No Pub/Sub. Gmail's push notification system would reduce latency to seconds, and it's probably where we'll end up. But for v1, we wanted to ship fast and keep the launch simple. Polling every 3 minutes has fewer moving parts to operate and debug, and we can swap in push later.

Results

The pipeline has been running in production for 6 months.

The biggest win is coverage. The pipeline runs around the clock, so overnight alerts are already processed, accounts locked, and users notified by the time an analyst opens Slack

What's Next

Three items on the roadmap:

  1. Pub/Sub ingestion. When the compliance team's SLA moves to real-time, we switch from polling to push. The pipeline architecture doesn't change, only the trigger mechanism.
  2. Snowflake persistence. As case volume grows, we'll need queryable history beyond what Sheets supports. The data model is already designed (fraud_case + fraud_case_event), waiting for the operational need.
  3. Auto-drafted replies.

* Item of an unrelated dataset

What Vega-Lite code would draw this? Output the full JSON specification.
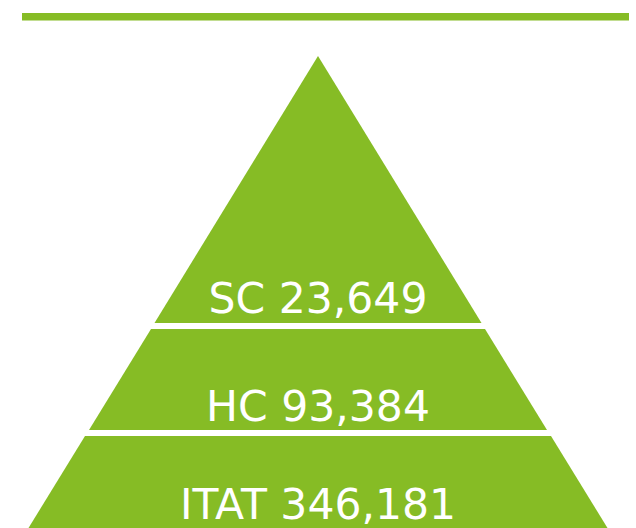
{
  "$schema": "https://vega.github.io/schema/vega-lite/v6.json",
  "autosize": {"type": "fit", "contains": "padding"},
  "width": 636,
  "height": 528,
  "padding": 0,
  "background": "white",
  "config": {"view": {"stroke": null}},
  "datasets": {
    "tiers": [
      {"tier": "SC", "y": 56, "left": 318, "right": 318},
      {"tier": "SC", "y": 323, "left": 154.5, "right": 481.5},
      {"tier": "HC", "y": 329, "left": 151, "right": 485},
      {"tier": "HC", "y": 430, "left": 89, "right": 547},
      {"tier": "ITAT", "y": 436, "left": 85, "right": 551},
      {"tier": "ITAT", "y": 528, "left": 28.5, "right": 607.5}
    ],
    "labels": [
      {"label": "SC 23,649", "x": 318, "y": 312.5},
      {"label": "HC 93,384", "x": 318, "y": 420.5},
      {"label": "ITAT 346,181", "x": 318, "y": 518.5}
    ],
    "band": [
      {"x": 22, "x2": 629, "y": 13, "y2": 20.5}
    ]
  },
  "layer": [
    {
      "data": {"name": "band"},
      "mark": {"type": "rect", "color": "#86BC25"},
      "encoding": {
        "x": {"field": "x", "type": "quantitative", "scale": {"domain": [0, 636], "nice": false, "zero": false}, "axis": null},
        "x2": {"field": "x2"},
        "y": {"field": "y", "type": "quantitative", "scale": {"domain": [0, 528], "nice": false, "zero": false, "reverse": true}, "axis": null},
        "y2": {"field": "y2"}
      }
    },
    {
      "data": {"name": "tiers"},
      "mark": {"type": "area", "orient": "horizontal", "color": "#86BC25", "opacity": 1},
      "encoding": {
        "y": {"field": "y", "type": "quantitative", "scale": {"domain": [0, 528], "nice": false, "zero": false, "reverse": true}, "axis": null},
        "x": {"field": "left", "type": "quantitative", "scale": {"domain": [0, 636], "nice": false, "zero": false}, "axis": null},
        "x2": {"field": "right"},
        "detail": {"field": "tier", "type": "nominal"}
      }
    },
    {
      "data": {"name": "labels"},
      "mark": {"type": "text", "color": "white", "font": "DejaVu Sans", "fontSize": 42.5, "align": "center", "baseline": "alphabetic"},
      "encoding": {
        "x": {"field": "x", "type": "quantitative", "scale": {"domain": [0, 636], "nice": false, "zero": false}, "axis": null},
        "y": {"field": "y", "type": "quantitative", "scale": {"domain": [0, 528], "nice": false, "zero": false, "reverse": true}, "axis": null},
        "text": {"field": "label", "type": "nominal"}
      }
    }
  ]
}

Template-based responses saved as Gmail drafts on the original thread. The analyst reviews and clicks send.

Each extension slots into the existing five-stage pipeline without restructuring. The stages pass dictionaries with a known schema, so adding a new consumer is just adding a new stage.

If you're building something similar for an automated triage of structured alerts from unstructured email, the pattern generalizes: ingest, parse with an LLM, resolve identity, user actions, persist.